Hello, I am attempting to copy a dynamically allocated 2D array over to the GPU. The actual code is distributed among over 3,700 lines of C++, so I’ll attempt to summarize my issue.
Data is allocated progressively throughout the code in a manner similar to:
//in class definition
unsigned int **mapCoarseToFinerRows;
//somewhere else in the code
mapCoarseToFinerRows = (unsigned int**)malloc(sizeof(unsigned int*) * k);
//in yet another part of the code
mapCourseToFinerRows[level] = (unsigned int*)malloc(sizeof(unsigned int) * (num_coarse_vtxs + 1));
When I attempt to copyin the data doing a simple:
#pragma acc data copyin(mapCourseToFinerRows[k][num_coarse_vtxs + 1])
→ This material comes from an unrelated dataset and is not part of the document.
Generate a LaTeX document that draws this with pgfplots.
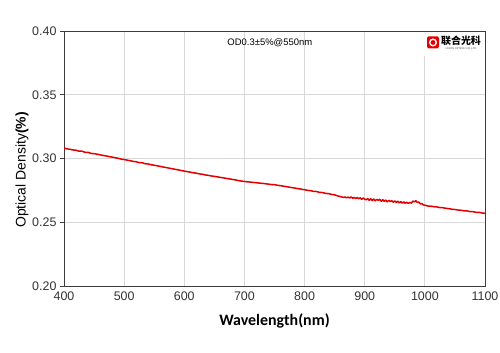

I get an internal compiler error:
PGC++-S-0000-Internal compiler error. pragma: bad ilmopc 307 (csrk.cpp: 192)
Installing a new version of the compiler is not possible because I am compiling my code on the Alabama Supercomputer Authority’s Dense Memory Cluster, so I just need to work around this. I have attempted to manually move the memory with acc_malloc
and acc_memcpy_to_device
but I am encountering a runtime error:
FATAL ERROR: variable in data clause is partially present on the device: name=_T30787688_39593
file:/mnt/beegfs/home/uahpal001/spmv/acc-spmv-csrk/csrk.cpp _ZN10CSRk_GraphC1ElllPjS0_PfSsSsSsbiPi line:364
The error pointing to line 364 seems to correspond to the following ACC directive found on line 360:
#pragma acc enter data copyin(r_vec[N + 1], c_vec[NNZ], val[NNZ], N, NNZ, this)
Which is where I copy in all of the data that I can copy in using the pragmas.
Is there an easier workaround for this? What am I doing wrong?
EDIT: In the case that going back to an older PGI compiler solves this issue, here are all the versions of PGI installed on the Dense Memory Cluster:
pgi/14.1
pgi/14.9
pgi/15.3
pgi/15.10
pgi/16.5
pgi/17.5
pgi/17.7
pgi/18.1
pgi/18.5
pgi/18.10
pgi/19.5
pgi/20.1